Getting all visible text from a webpage using Selenium
I've been googling this all day with out finding the answer, so apologies in advance if this is already answered.
I'm trying to get all visible text from a large number of different websites. The reason is that I want to process the text to eventually categorize the websites.
After a couple of days of research, I decided that Selenium was my best chance. I've found a way to grab all the text, with Selenium, unfortunately the same text is being grabbed multiple times:
from selenium import webdriver
import codecs
filen = codecs.open('outoput.txt', encoding='utf-8', mode='w+')
driver = webdriver.Firefox()
driver.get("http://www.examplepage.com")
allelements = driver.find_elements_by_xpath("//*")
ferdigtxt = []
for i in allelements:
if i.text in ferdigtxt:
pass
else:
ferdigtxt.append(i.text)
filen.writelines(i.text)
filen.close()
driver.quit()
The if
condition inside the for
loop is an attempt at eliminating the problem of fetching the same text multiple times - it does not however, only work as planned on some webpages. (it also makes the script A LOT slower)
I'm guessing the reason for my problem is that - when asking for the inner text of an element - I also get the inner text of the elements nested inside the element in question.
Is there any way around this? Is there some sort of master element I grab the inner text of? Or a completely different way that would enable me to reach my goal?
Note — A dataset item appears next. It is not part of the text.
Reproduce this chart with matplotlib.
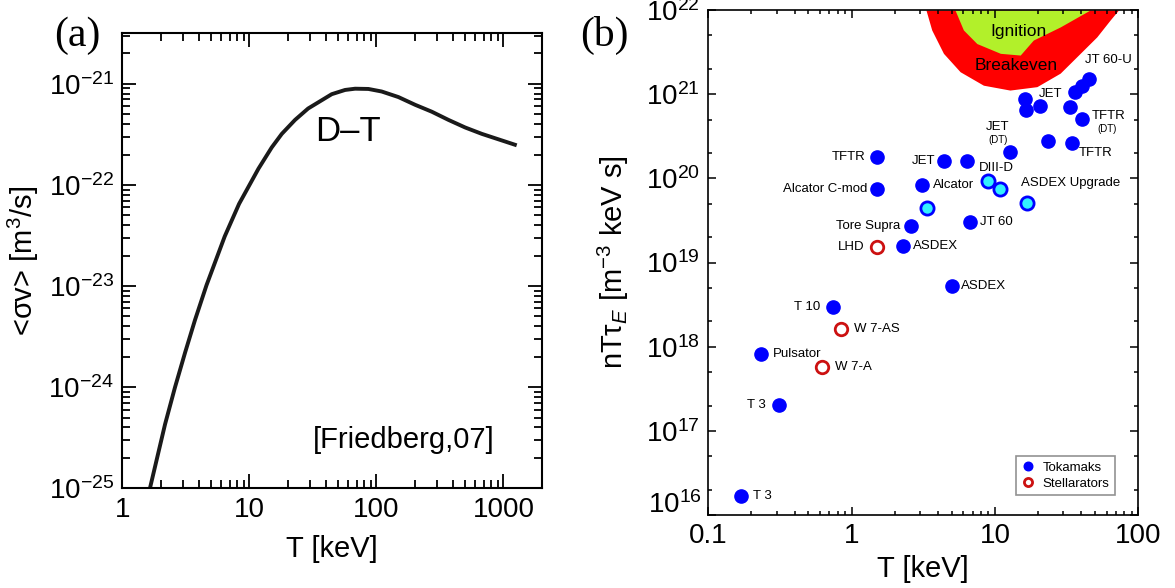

Any help would be greatly appreciated as I'm out of ideas for this one.
Edit: the reason I used Selenium and not Mechanize and Beautiful Soup is because I wanted JavaScript tendered text
Solution 1:
Using lxml, you might try something like this:
import contextlib
import selenium.webdriver as webdriver
import lxml.html as LH
import lxml.html.clean as clean
url="http://www.yahoo.com"
ignore_tags=('script','noscript','style')
with contextlib.closing(webdriver.Firefox()) as browser:
browser.get(url) # Load page
content=browser.page_source
cleaner=clean.Cleaner()
content=cleaner.clean_html(content)
with open('/tmp/source.html','w') as f:
f.write(content.encode('utf-8'))
doc=LH.fromstring(content)
with open('/tmp/result.txt','w') as f:
for elt in doc.iterdescendants():
if elt.tag in ignore_tags: continue
text=elt.text or ''
tail=elt.tail or ''
words=' '.join((text,tail)).strip()
if words:
words=words.encode('utf-8')
f.write(words+'\n')
This seems to get almost all of the text on www.yahoo.com, except for text in images and some text that changes with time (done with javascript and refresh perhaps).
Solution 2:
Here's a variation on @unutbu's answer:
#!/usr/bin/env python
import sys
from contextlib import closing
import lxml.html as html # pip install 'lxml>=2.3.1'
from lxml.html.clean import Cleaner
from selenium.webdriver import Firefox # pip install selenium
from werkzeug.contrib.cache import FileSystemCache # pip install werkzeug
cache = FileSystemCache('.cachedir', threshold=100000)
url = sys.argv[1] if len(sys.argv) > 1 else "https://stackoverflow.com/q/7947579"
# get page
page_source = cache.get(url)
if page_source is None:
# use firefox to get page with javascript generated content
with closing(Firefox()) as browser:
browser.get(url)
page_source = browser.page_source
cache.set(url, page_source, timeout=60*60*24*7) # week in seconds
# extract text
root = html.document_fromstring(page_source)
# remove flash, images, <script>,<style>, etc
Cleaner(kill_tags=['noscript'], style=True)(root) # lxml >= 2.3.1
print root.text_content() # extract text
I've separated your task in two:
- get page (including elements generated by javascript)
- extract text
The code is connected only through the cache. You can fetch pages in one process and extract text in another process or defer to do it later using a different algorithm.